"Elle brûle la planète de manière disproportionnée": les émissions de CO2 de l'aviation d'affaires explosent

De quoi apporter de l'eau au moulin aux détracteurs de l'aérien en général et de l'aviation d'affaires en particulier, qui pour certains représentent un scandale écologique.
Selon une étude publiée dans la revue Communications Earth and Environment, si elles restent encore marginales, les émissions de CO2 de ce type d'aviation ont connu dans le monde une croissance sans précédent depuis 2019, bondissant de 46%.
Selon ses auteurs, le nombre de jets privés, de voyages (4 millions par an) et les distances parcourues ont tous augmenté au cours des quatre dernières années.
Plus précisément, le nombre de jets privés a augmenté de 28,4% sur la période, pour atteindre près de 26.000 appareils en 2023.
1,7 à 1,8% de l’empreinte carbone en 2023
Dans la majorité des cas, les distances parcourues ne dépassent pas les 500 kilomètres, une distance pourtant faisable en train, souligne le document.
Au total, l’étude estime que l’aviation d’affaires est responsable de "1,7 à 1,8%" de l’empreinte carbone en 2023.
Pour parvenir à ces chiffres, les auteurs ont collecté des journaux de bord d’avions privés de 2019 à 2023, qui fournissent des informations de localisation en temps réel pour tous les vols. Les données sur le temps de vol ont ensuite été "associées à la consommation de carburant spécifique au modèle d’avion pour déterminer les émissions", explique Stefan Gössling, co-auteur et chercheur à l’université Linnaeus en Suède.
"Bien que l’aviation privée ne représente évidemment qu’une petite part de l’aviation commerciale, elle montre vraiment à quel point elle brûle la planète de manière disproportionnée", commente Milan Klöwer, co-auteur et chercheur sur l’impact de l’aviation sur le réchauffement climatique à l’Université d’Oxford, au Royaume-Uni.
Bonne nouvelle néanmoins, bien que les émissions totales de CO2 aient augmenté de 10,7 à 15,6 millions de tonnes, les émissions moyennes par kilomètre ont diminué, "ce qui pourrait être dû à des appareils plus efficaces", peut-on lire.
Mais pour Milan Klöwer, l’augmentation mondiale de l’utilisation des jets privés n’est "pas durable". Il estime qu’une réglementation plus stricte contribuerait à réduire les incitations à l’utilisation des vols privés.
La France: premier marché européen des jets privés
"Le carbone est un coût, et ce coût devrait être internalisé. Je pense que chaque pays pourrait taxer chaque jet privé qui atterrit ou décolle" tout en reconnaissant que des règles comme celles-ci seraient "politiquement très, très difficiles".

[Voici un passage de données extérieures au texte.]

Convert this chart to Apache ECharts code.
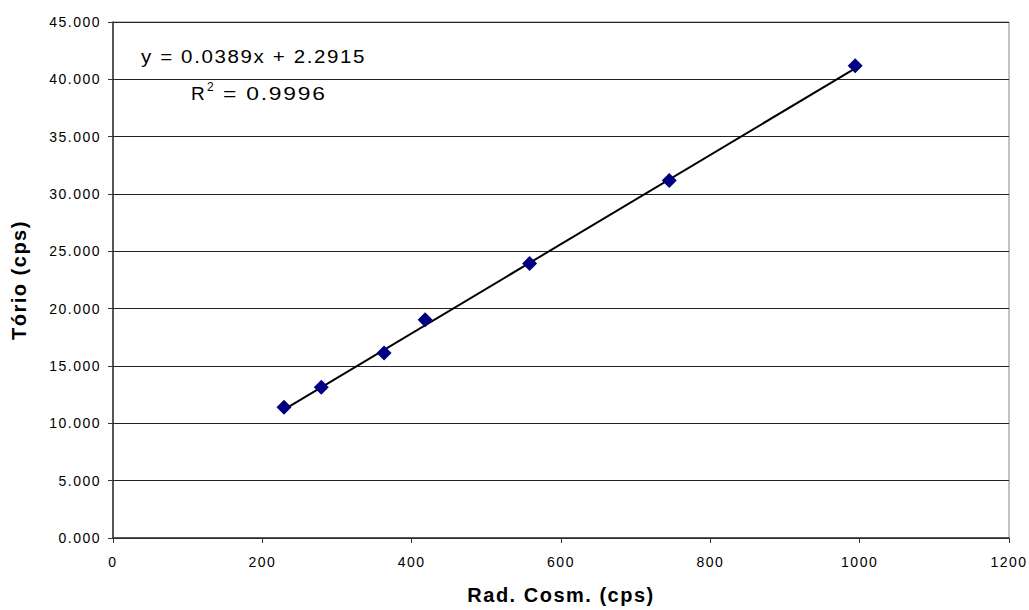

Si les opérateurs mettent en avant leur importance dans le transport médical d'urgence, l'étude pointe surtout un recours "saisonnier évident, avec une pointe estivale".
Et de citer de grands événements sportifs, ou encore le Festival de Cannes, les rencontres économiques de Davos et le sommet climatique COP28 de Dubaï en 2023 comme les grands moments de consommation de jets privés.
Rappelons qu'en France, l'aviation d'affaires fait également polémique, surtout que le pays est le premier marché d’Europe en termes de mouvements de jets privés (en 2021). La crise du covid a été un catalyseur pour ce marché.
Le projet de Budget 2025 prévoit d'ailleurs que l'aviation d'affaires soit davantage mise à contribution.
"Sans tomber dans la démagogie, ni dans la chasse ad hominem, il y a un certain nombre de comportements qui ne passent plus. Il existe des motifs d'urgence, des impératifs économiques, mais ça ne peut pas être un mode de déplacement individuel de confort, alors que la mobilisation générale engagée par le président nécessite que tout le monde fasse des efforts", expliquait Clément Beaune, ancien ministre des Transports.